*Short exercise*
Write out the opening lines of the data word for word, up to and including the line with "minimum height=198pt, anchor=north", and leave every picture and every later line out.

*Data section*
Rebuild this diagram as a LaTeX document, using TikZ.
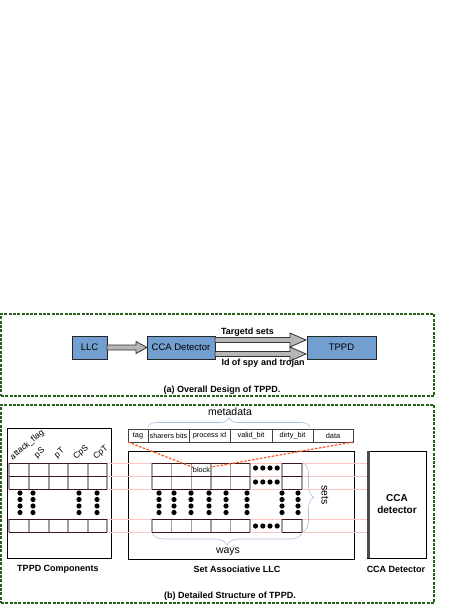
\documentclass[tikz,border=0pt]{standalone}
\usepackage{fontspec}
\setmainfont{Liberation Sans}
\usetikzlibrary{calc,decorations.pathreplacing}
\definecolor{boxblue}{HTML}{729FCF}
\definecolor{framegreen}{RGB}{40,95,30}
\definecolor{pinkline}{RGB}{255,195,195}
\definecolor{redline}{RGB}{255,85,30}
\definecolor{bracecol}{RGB}{170,190,222}
\definecolor{arrowgrey}{RGB}{182,182,182}
\definecolor{darkcell}{RGB}{60,25,25}
\newcommand\fatarr[5]{%
  \draw[fatarrow] ($#1+(0,#3)$) -- ($#2+(-#5,#3)$) -- ($#2+(-#5,#4)$) -- #2
    -- ($#2+(-#5,-#4)$) -- ($#2+(-#5,-#3)$) -- ($#1+(0,-#3)$) -- cycle;}
\begin{document}
\begin{tikzpicture}[x=1pt,y=-1pt,
  every node/.style={inner sep=0pt, outer sep=0pt},
  frame/.style={draw=framegreen, line width=1.4pt, dash pattern=on 3pt off 1.3pt},
  bluebox/.style={draw=black!85, fill=boxblue, line width=0.9pt, minimum height=23pt, font=\fontsize{9.5}{11}\selectfont},
  lbl/.style={font=\bfseries\fontsize{9}{10}\selectfont},
  fatarrow/.style={draw=black!80, fill=arrowgrey, line width=0.8pt},
  meta/.style={draw=black!75, line width=0.8pt, minimum height=13pt, anchor=north west, font=\fontsize{7.3}{8}\selectfont},
  hl/.style={draw=darkcell, line width=0.9pt},
  vl/.style={draw=gray!75, line width=1.4pt},
  dotm/.style={fill=black},
  pinkl/.style={draw=pinkline, line width=0.45pt},
  redl/.style={draw=redline, line width=1.2pt, dash pattern=on 2.5pt off 1.5pt},
  bracel/.style={draw=bracecol, line width=0.6pt, decorate, decoration={brace, amplitude=#1}},
  colhead/.style={rotate=40, anchor=base west, font=\fontsize{8.5}{9}\selectfont},
  panel/.style={draw=black, line width=1pt, anchor=north west},
  big/.style={font=\fontsize{10.5}{12}\selectfont}
]
\useasboundingbox (0,0) rectangle (468,605);

% ---------- frames ----------
\node[frame, minimum width=433pt, minimum height=82pt, anchor=north west] (framea) at (1,314) {};
\node[frame, minimum width=433pt, minimum height=198pt, anchor=north west] (frameb) at (1,405) {};

% ---------- (a) ----------
\node[bluebox, minimum width=35pt] (llc) at (89.5,347.5) {LLC};
\node[bluebox, minimum width=68pt] (ccaa) at (181,347.5) {CCA Detector};
\node[bluebox, minimum width=69pt] (tppd) at (341.5,347.5) {TPPD};
\fatarr{(llc.east)}{(ccaa.west)}{2.5}{6}{11}
\coordinate (u1) at ($(ccaa.east)+(0,-7.5)$);
\coordinate (u2) at ($(tppd.west)+(-1,-7.5)$);
\coordinate (d1) at ($(ccaa.east)+(0,6.5)$);
\coordinate (d2) at ($(tppd.west)+(-1,6.5)$);
\fatarr{(u1)}{(u2)}{2.5}{7}{16}
\fatarr{(d1)}{(d2)}{2.5}{7}{16}
\node[lbl] (ts) at (247.5,332.5) {Targetd sets};
\node[lbl] (ids) at (263,363.5) {Id of spy and trojan};
\node[lbl] (capa) at (222,390) {(a) Overall Design of TPPD.};

% ---------- (b) panels ----------
\node[panel, minimum width=104pt, minimum height=130pt] (tppdpanel) at (7,428) {};
\node[panel, minimum width=226pt, minimum height=108pt] (llcpanel) at (128,451) {};
\node[panel, minimum width=59pt, minimum height=107pt] (cca) at (367,451) {};
\fill[black!70] (cca.north west) rectangle ($(cca.south west)+(3,0)$);
\node[font=\bfseries\fontsize{10}{11.5}\selectfont, align=center] (ccatext) at (397,504) {CCA\\detector};

% pink guide lines
\foreach \y in {463,476,489,519,532}
  \draw[pinkl] (107,\y) -- (cca.west |- 0,\y);

% ---------- TPPD table ----------
\foreach \x in {9,29,49,68,88,107} {
  \draw[vl] (\x,463) -- (\x,489);
  \draw[vl] (\x,519) -- (\x,532);
}
\foreach \y in {463,476,489,519,532}
  \draw[hl] (9,\y) -- (107,\y);
\foreach \x in {20,33,79,97}
  \foreach \y in {493,499.5,506,512.5}
    \fill[dotm] (\x,\y) circle (2.6);
\node[colhead] (h1) at (13,460) {attack\_flag};
\node[colhead] (h2) at (37,458) {pS};
\node[colhead] (h3) at (57,458) {pT};
\node[colhead] (h4) at (76,459) {CpS};
\node[colhead] (h5) at (96,459) {CpT};

% ---------- LLC grid ----------
\foreach \x in {152,171.6,191.2,210.8,230.4,250,282,302} {
  \draw[vl] (\x,463) -- (\x,489);
  \draw[vl] (\x,519) -- (\x,532);
}
\foreach \y in {463,476,489,519,532} {
  \draw[hl] (152,\y) -- (250,\y);
  \draw[hl] (282,\y) -- (302,\y);
}
\foreach \x in {159,174,191,209,226,247,282,298}
  \foreach \y in {493,499.5,506,512.5}
    \fill[dotm] (\x,\y) circle (2.6);
\foreach \x in {255.5,262.8,270,277.2}
  \foreach \y in {468,482,526}
    \fill[dotm] (\x,\y) circle (2.6);

% ---------- metadata ----------
\node[meta, minimum width=20pt] (tag) at (128,429) {tag};
\node[meta, minimum width=41pt] (sharers) at (148,429) {sharers bits};
\node[meta, minimum width=41pt] (pid) at (189,429) {process id};
\node[meta, minimum width=42pt] (valid) at (230,429) {valid\_bit};
\node[meta, minimum width=41pt] (dirty) at (272,429) {dirty\_bit};
\node[meta, minimum width=40pt] (data) at (313,429) {data};
\node[big] (metalbl) at (230,412) {metadata};
\draw[bracel=9] (148,427) -- (310,427);

\node[font=\fontsize{7.3}{8}\selectfont] (block) at (201.5,470) {block};
\draw[redl] (tag.south west) -- (block.north west);
\draw[redl] (data.south east) -- (block.north east);

% braces
\draw[bracel=11] (303,463) -- (303,532);
\node[big, rotate=-90] (setslbl) at (325,495) {sets};
\draw[bracel=12] (302,533) -- (152,533);
\node[big] (wayslbl) at (228,552) {ways};

% ---------- captions ----------
\node[lbl] (c1) at (58,569) {TPPD Components};
\node[lbl] (c2) at (237,569) {Set Associative LLC};
\node[lbl] (c3) at (396,569) {CCA Detector};
\node[lbl] (capb) at (230,596) {(b) Detailed Structure of TPPD.};
\end{tikzpicture}
\end{document}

*The response*
Rebuild this diagram as a LaTeX document, using TikZ.
\documentclass[tikz,border=0pt]{standalone}
\usepackage{fontspec}
\setmainfont{Liberation Sans}
\usetikzlibrary{calc,decorations.pathreplacing}
\definecolor{boxblue}{HTML}{729FCF}
\definecolor{framegreen}{RGB}{40,95,30}
\definecolor{pinkline}{RGB}{255,195,195}
\definecolor{redline}{RGB}{255,85,30}
\definecolor{bracecol}{RGB}{170,190,222}
\definecolor{arrowgrey}{RGB}{182,182,182}
\definecolor{darkcell}{RGB}{60,25,25}
\newcommand\fatarr[5]{%
  \draw[fatarrow] ($#1+(0,#3)$) -- ($#2+(-#5,#3)$) -- ($#2+(-#5,#4)$) -- #2
    -- ($#2+(-#5,-#4)$) -- ($#2+(-#5,-#3)$) -- ($#1+(0,-#3)$) -- cycle;}
\begin{document}
\begin{tikzpicture}[x=1pt,y=-1pt,
  every node/.style={inner sep=0pt, outer sep=0pt},
  frame/.style={draw=framegreen, line width=1.4pt, dash pattern=on 3pt off 1.3pt},
  bluebox/.style={draw=black!85, fill=boxblue, line width=0.9pt, minimum height=23pt, font=\fontsize{9.5}{11}\selectfont},
  lbl/.style={font=\bfseries\fontsize{9}{10}\selectfont},
  fatarrow/.style={draw=black!80, fill=arrowgrey, line width=0.8pt},
  meta/.style={draw=black!75, line width=0.8pt, minimum height=13pt, anchor=north west, font=\fontsize{7.3}{8}\selectfont},
  hl/.style={draw=darkcell, line width=0.9pt},
  vl/.style={draw=gray!75, line width=1.4pt},
  dotm/.style={fill=black},
  pinkl/.style={draw=pinkline, line width=0.45pt},
  redl/.style={draw=redline, line width=1.2pt, dash pattern=on 2.5pt off 1.5pt},
  bracel/.style={draw=bracecol, line width=0.6pt, decorate, decoration={brace, amplitude=#1}},
  colhead/.style={rotate=40, anchor=base west, font=\fontsize{8.5}{9}\selectfont},
  panel/.style={draw=black, line width=1pt, anchor=north west},
  big/.style={font=\fontsize{10.5}{12}\selectfont}
]
\useasboundingbox (0,0) rectangle (468,605);

% ---------- frames ----------
\node[frame, minimum width=433pt, minimum height=82pt, anchor=north west] (framea) at (1,314) {};
\node[frame, minimum width=433pt, minimum height=198pt, anchor=north west] (frameb) at (1,405) {};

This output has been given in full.